LINDON, Utah -- AvintiR, a proactive e-mail security solutions company, announced a recent surge in blended threat e-mails, likely linked to the increase in holiday spam messages. The company has seen an average of over 750 new, unique blended threats per day blocked by its NEWT (Neutralize E-mail and Web Threats) filters starting in the last week of November, up substantially from the prior period. In addition, the company announced that its free NEWT filter, previously in public beta, is now available to all users.

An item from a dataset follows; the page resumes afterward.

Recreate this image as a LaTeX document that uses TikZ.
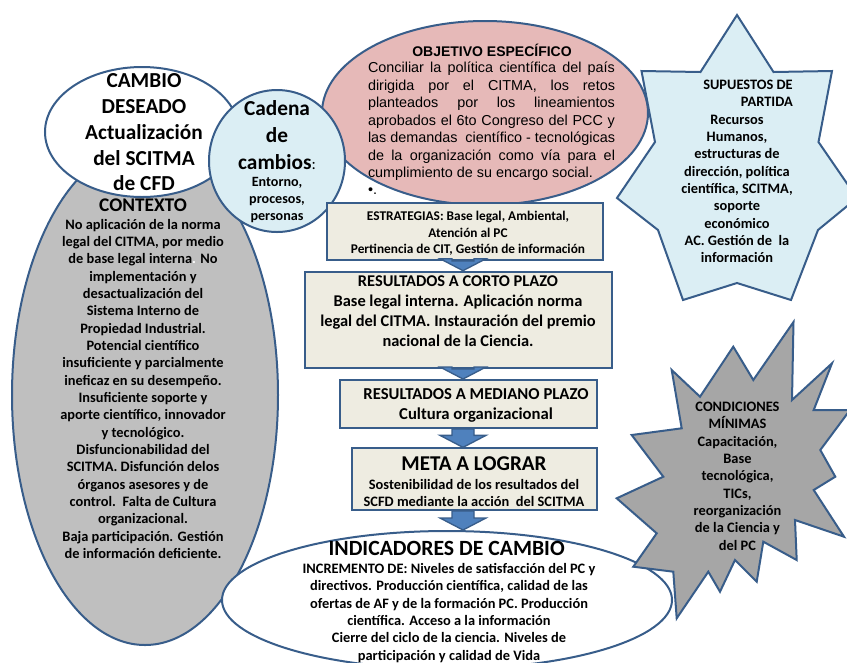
\documentclass[tikz,border=0pt]{standalone}
\usepackage{fontspec}
\setmainfont{Carlito}
\newfontfamily\arialf{Liberation Sans}
\usetikzlibrary{shapes.geometric,calc}
\definecolor{edge}{HTML}{385D8A}
\definecolor{grayA}{HTML}{BFBFBF}
\definecolor{grayB}{HTML}{A6A6A6}
\definecolor{lblue}{HTML}{DBEEF4}
\definecolor{pinkA}{HTML}{E6B9B8}
\definecolor{beige}{HTML}{EEECE1}
\definecolor{arrowblue}{HTML}{4F81BD}
\newcommand\jline[1]{\hbox to \hsize{\spaceskip=.25em plus 1fil minus .05em\relax #1}}
\newcommand\blockarr[2]{\draw[barrow] ($(ax |- #1.south)+(-11,0)$) -- ($(ax |- #2.north)+(-11,-12)$) -- ($(ax |- #2.north)+(-23,-12)$) -- (ax |- #2.north) -- ($(ax |- #2.north)+(23,-12)$) -- ($(ax |- #2.north)+(11,-12)$) -- ($(ax |- #1.south)+(11,0)$) -- cycle;}
\begin{document}
\begin{tikzpicture}[x=0.75pt,y=-0.75pt,
 shp/.style={draw=edge,line width=1.5pt,line join=miter},
 oval/.style={shp,ellipse,inner sep=0},
 boxn/.style={shp,rectangle,fill=beige,inner sep=0},
 txt/.style={align=center,inner sep=0,font={\fontsize{10.8}{13}\selectfont\bfseries}},
 barrow/.style={fill=arrowblue,draw=edge,line width=1pt,line join=miter}]
\useasboundingbox (0,0) rectangle (847,662);
\fill[white] (0,0) rectangle (847,662);
\clip (0,0) rectangle (847,662);
% shapes
\node[oval,fill=grayA,minimum width=199.5pt,minimum height=375pt] (ctx) at (145,395) {};
\node[oval,fill=white,minimum width=145.5pt,minimum height=97.5pt] (cambio) at (142,132) {};
\node[oval,fill=pinkA,minimum width=244.5pt,minimum height=138pt] (obj) at (485,113) {};
\node[oval,fill=lblue,minimum width=102pt,minimum height=106.5pt] (cad) at (277,161) {};
\draw[shp,fill=lblue] (737,15) -- (773.5,72) -- (832,71) -- (818.5,142) -- (857,198) -- (818,230) -- (791,300) -- (737,283) -- (683,300) -- (658,230) -- (617,198) -- (655,142) -- (641.5,71) -- (700.5,72) -- cycle;
\node[boxn,minimum width=207pt,minimum height=42.75pt] (estr) at (465,231.5) {};
\node[boxn,minimum width=230pt,minimum height=72.2pt] (corto) at (458.3,319.8) {};
\node[boxn,minimum width=192.5pt,minimum height=36pt] (med) at (468.3,404) {};
\node[boxn,minimum width=183.75pt,minimum height=46.25pt] (meta) at (474.2,479.2) {};
\node[oval,fill=white,minimum width=337.5pt,minimum height=103.5pt] (ind) at (447,600) {};
\draw[shp,fill=grayB] (671.7,370) -- (700,396.7) -- (733.3,346.7) -- (753.3,380) -- (793.5,322) -- (792,400) -- (832,363.3) -- (813.7,410) -- (850,410) -- (820.3,450) -- (835.3,476.7) -- (813.7,490) -- (844,536.7) -- (795,520) -- (796.7,560) -- (763.3,541.7) -- (756.7,581.7) -- (735,560) -- (720,591.7) -- (708.3,571.7) -- (676.7,618.3) -- (673.3,571.7) -- (633.3,566.7) -- (656.7,533.3) -- (616.7,498.3) -- (663.3,476.7) -- (631.7,435) -- (681.7,428.3) -- cycle;
% arrows
\coordinate (ax) at (463,0);
\blockarr{estr}{corto}
\blockarr{corto}{med}
\blockarr{med}{meta}
\blockarr{meta}{ind}
% texts
\node[txt,font={\fontsize{16}{19.3}\selectfont\bfseries}] (tcambio) at (144,132.5) {CAMBIO\\DESEADO\\Actualización\\del SCITMA\\de CFD};
\node[txt,font={\fontsize{14.5}{17}\selectfont\bfseries}] (tctxh) at (143,205) {CONTEXTO};
\node[txt] (tctx) at (143,388.8) {No aplicación de la norma\\legal del CITMA, por medio\\de base legal interna{\color{white}.} No\\implementación y\\desactualización del\\Sistema Interno de\\Propiedad Industrial.\\Potencial científico\\insuficiente y parcialmente\\ineficaz en su desempeño.\\Insuficiente soporte y\\aporte científico, innovador\\y tecnológico.\\Disfuncionabilidad del\\SCITMA. Disfunción delos\\órganos asesores y de\\control.\ \ Falta de Cultura\\organizacional.\\Baja participación. Gestión\\de información deficiente.};
\node[txt,font={\fontsize{16}{20.2}\selectfont\bfseries}] (tcad) at (277,135) {Cadena\\de\\cambios{\fontsize{12}{12}\selectfont\mdseries:}};
\node[txt,font={\fontsize{10.6}{12.5}\selectfont\bfseries}] (tcad2) at (277,200) {Entorno,\\procesos,\\personas};
\node[inner sep=0,font={\arialf\bfseries\fontsize{10.5}{12}\selectfont}] (tobjh) at (492,50) {OBJETIVO ESPECÍFICO};
\node[inner sep=0] (tobj) at (491.5,128.5) {\vbox{\hsize=185.25pt\arialf\fontsize{10.8}{13.1}\selectfont
\jline{Conciliar la política científica del país}
\jline{dirigida por el CITMA, los retos}
\jline{planteados por los lineamientos}
\jline{aprobados el 6to Congreso del PCC y}
\jline{las demandas\ \ científico - tecnológicas}
\jline{de la organización como vía para el}
\hbox{cumplimiento de su encargo social.}
\hbox{•.}}};
\node[txt,align=right,anchor=east] (tsuph) at (793,93.5) {SUPUESTOS DE\\PARTIDA};
\node[txt] (tsup) at (737,189) {Recursos\\Humanos,\\estructuras de\\dirección, política\\científica, SCITMA,\\soporte\\económico\\AC. Gestión de\ \ la\\información};
\node[txt,font={\fontsize{10}{12.4}\selectfont\bfseries}] (testr) at (468,233.3) {ESTRATEGIAS: Base legal, Ambiental,\\Atención al PC\\Pertinencia de CIT, Gestión de información};
\node[txt,font={\fontsize{12.3}{15}\selectfont\bfseries}] (tcorto) at (458,310.8) {RESULTADOS A CORTO PLAZO\\Base legal interna. Aplicación norma\\legal del CITMA. Instauración del premio\\nacional de la Ciencia.};
\node[txt,font={\fontsize{12.5}{15}\selectfont\bfseries}] (tmed) at (476,405) {RESULTADOS A MEDIANO PLAZO\\Cultura organizacional};
\node[txt,font={\fontsize{15.8}{18}\selectfont\bfseries}] (tmetah) at (474,463.3) {META A LOGRAR};
\node[txt,font={\fontsize{10.8}{12.5}\selectfont\bfseries}] (tmeta) at (474,493.3) {Sostenibilidad de los resultados del\\SCFD mediante la acción\ \ del SCITMA};
\node[txt,font={\fontsize{16.3}{18}\selectfont\bfseries}] (tindh) at (446.7,548.3) {INDICADORES DE CAMBIO};
\node[txt] (tind) at (449,613) {INCREMENTO DE: Niveles de satisfacción del PC y\\directivos. Producción científica, calidad de las\\ofertas de AF y de la formación PC. Producción\\científica. Acceso a la información\\Cierre del ciclo de la ciencia. Niveles de\\participación y calidad de Vida};
\node[txt] (tcond) at (737.5,476.3) {CONDICIONES\\MÍNIMAS\\Capacitación,\\Base\\tecnológica,\\TICs,\\reorganización\\de la Ciencia y\\del PC};
\end{tikzpicture}
\end{document}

Blended threats are an increasingly popular way for hackers to bypass traditional e-mail security by using messages that include embedded hyperlinks to URLs or IP addresses on the Web. These sites, which are often hosted on botnet-infected computers, contain malware that is downloaded on the users system automatically and without their interaction. In order to be infected, users often just have to click on the link to the site. Some of the malware is also on legitimate sites that have been injected with a cross-site scripting hack, making detection and blocking by Web filters difficult.

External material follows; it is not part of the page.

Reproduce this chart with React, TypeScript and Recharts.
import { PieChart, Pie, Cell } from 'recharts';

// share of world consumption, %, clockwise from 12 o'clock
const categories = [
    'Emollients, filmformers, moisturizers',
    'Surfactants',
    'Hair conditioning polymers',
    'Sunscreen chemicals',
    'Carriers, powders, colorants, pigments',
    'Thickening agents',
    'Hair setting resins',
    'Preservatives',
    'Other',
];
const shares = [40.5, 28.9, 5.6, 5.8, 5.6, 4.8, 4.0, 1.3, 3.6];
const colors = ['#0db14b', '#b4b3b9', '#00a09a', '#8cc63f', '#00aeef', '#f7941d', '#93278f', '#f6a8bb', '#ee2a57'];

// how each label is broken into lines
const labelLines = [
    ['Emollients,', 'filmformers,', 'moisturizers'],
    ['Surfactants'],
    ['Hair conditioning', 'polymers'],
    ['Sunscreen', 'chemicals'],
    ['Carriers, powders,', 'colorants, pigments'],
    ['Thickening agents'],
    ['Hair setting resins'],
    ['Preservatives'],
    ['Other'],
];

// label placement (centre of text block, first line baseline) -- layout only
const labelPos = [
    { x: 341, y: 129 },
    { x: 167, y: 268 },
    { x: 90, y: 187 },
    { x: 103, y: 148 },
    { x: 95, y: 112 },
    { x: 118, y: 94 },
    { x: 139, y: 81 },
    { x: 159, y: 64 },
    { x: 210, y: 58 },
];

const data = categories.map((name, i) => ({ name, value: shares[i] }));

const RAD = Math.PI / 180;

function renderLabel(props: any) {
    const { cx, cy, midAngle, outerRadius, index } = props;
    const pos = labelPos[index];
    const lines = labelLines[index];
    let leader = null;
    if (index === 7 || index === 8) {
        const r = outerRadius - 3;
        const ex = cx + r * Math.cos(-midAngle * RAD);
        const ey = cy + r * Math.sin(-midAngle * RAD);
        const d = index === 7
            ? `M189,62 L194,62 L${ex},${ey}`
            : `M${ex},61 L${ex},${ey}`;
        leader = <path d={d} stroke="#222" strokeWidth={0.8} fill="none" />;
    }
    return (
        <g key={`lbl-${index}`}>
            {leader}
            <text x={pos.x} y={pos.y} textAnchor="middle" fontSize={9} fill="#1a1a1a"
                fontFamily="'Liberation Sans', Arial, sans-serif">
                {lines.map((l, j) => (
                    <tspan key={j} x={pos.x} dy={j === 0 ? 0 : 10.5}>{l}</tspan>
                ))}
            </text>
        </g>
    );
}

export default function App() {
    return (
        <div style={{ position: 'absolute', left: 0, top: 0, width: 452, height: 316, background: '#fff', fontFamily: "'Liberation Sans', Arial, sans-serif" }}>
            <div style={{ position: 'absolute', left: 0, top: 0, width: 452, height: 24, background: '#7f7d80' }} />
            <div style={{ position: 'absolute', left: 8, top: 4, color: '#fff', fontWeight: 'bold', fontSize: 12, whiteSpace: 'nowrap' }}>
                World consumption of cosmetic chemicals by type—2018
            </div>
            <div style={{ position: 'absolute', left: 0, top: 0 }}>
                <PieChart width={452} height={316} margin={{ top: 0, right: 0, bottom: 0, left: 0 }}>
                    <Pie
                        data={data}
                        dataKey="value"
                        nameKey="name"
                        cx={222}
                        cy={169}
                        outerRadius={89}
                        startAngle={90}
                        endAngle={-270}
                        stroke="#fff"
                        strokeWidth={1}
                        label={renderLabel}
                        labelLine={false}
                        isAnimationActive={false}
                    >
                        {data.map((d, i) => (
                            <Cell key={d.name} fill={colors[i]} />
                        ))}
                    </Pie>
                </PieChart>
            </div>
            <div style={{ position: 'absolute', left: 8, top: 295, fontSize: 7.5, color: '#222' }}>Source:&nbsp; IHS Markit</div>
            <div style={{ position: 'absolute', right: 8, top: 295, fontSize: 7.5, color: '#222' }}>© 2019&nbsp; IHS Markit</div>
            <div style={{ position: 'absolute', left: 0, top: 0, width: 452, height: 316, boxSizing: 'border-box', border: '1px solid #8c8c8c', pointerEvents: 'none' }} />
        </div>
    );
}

NEWT is Avinti's plug-in filter that runs on the most popular MTAs (Mail Transfer Agents) and leverages the power of Avinti's iSolation Server to stop blended threat attacks. By using Avinti's database of URLs and IP addresses that link to known malware sites, it can block, tag, or quarantine e-mails containing threats. Signatures for malicious Web sites, created by Avinti's iSolation Server and pulled from malware lists, are regularly forwarded to the NEWT agent, updating it with the latest threats. Reciprocally, new URLs are fed anonymously to iSolation Server by NEWT, building off of the power of the collective NEWT agents.
"While NEWT is a Freeware product, it takes advantage of the patent-pending technology we've developed in our iSolation Server for real-time threat detection," said William Kilmer, Avinti CEO. "When the iSolation Server detects a malicious URL sent by NEWT, we automatically create a signature for NEWT, providing updates regularly."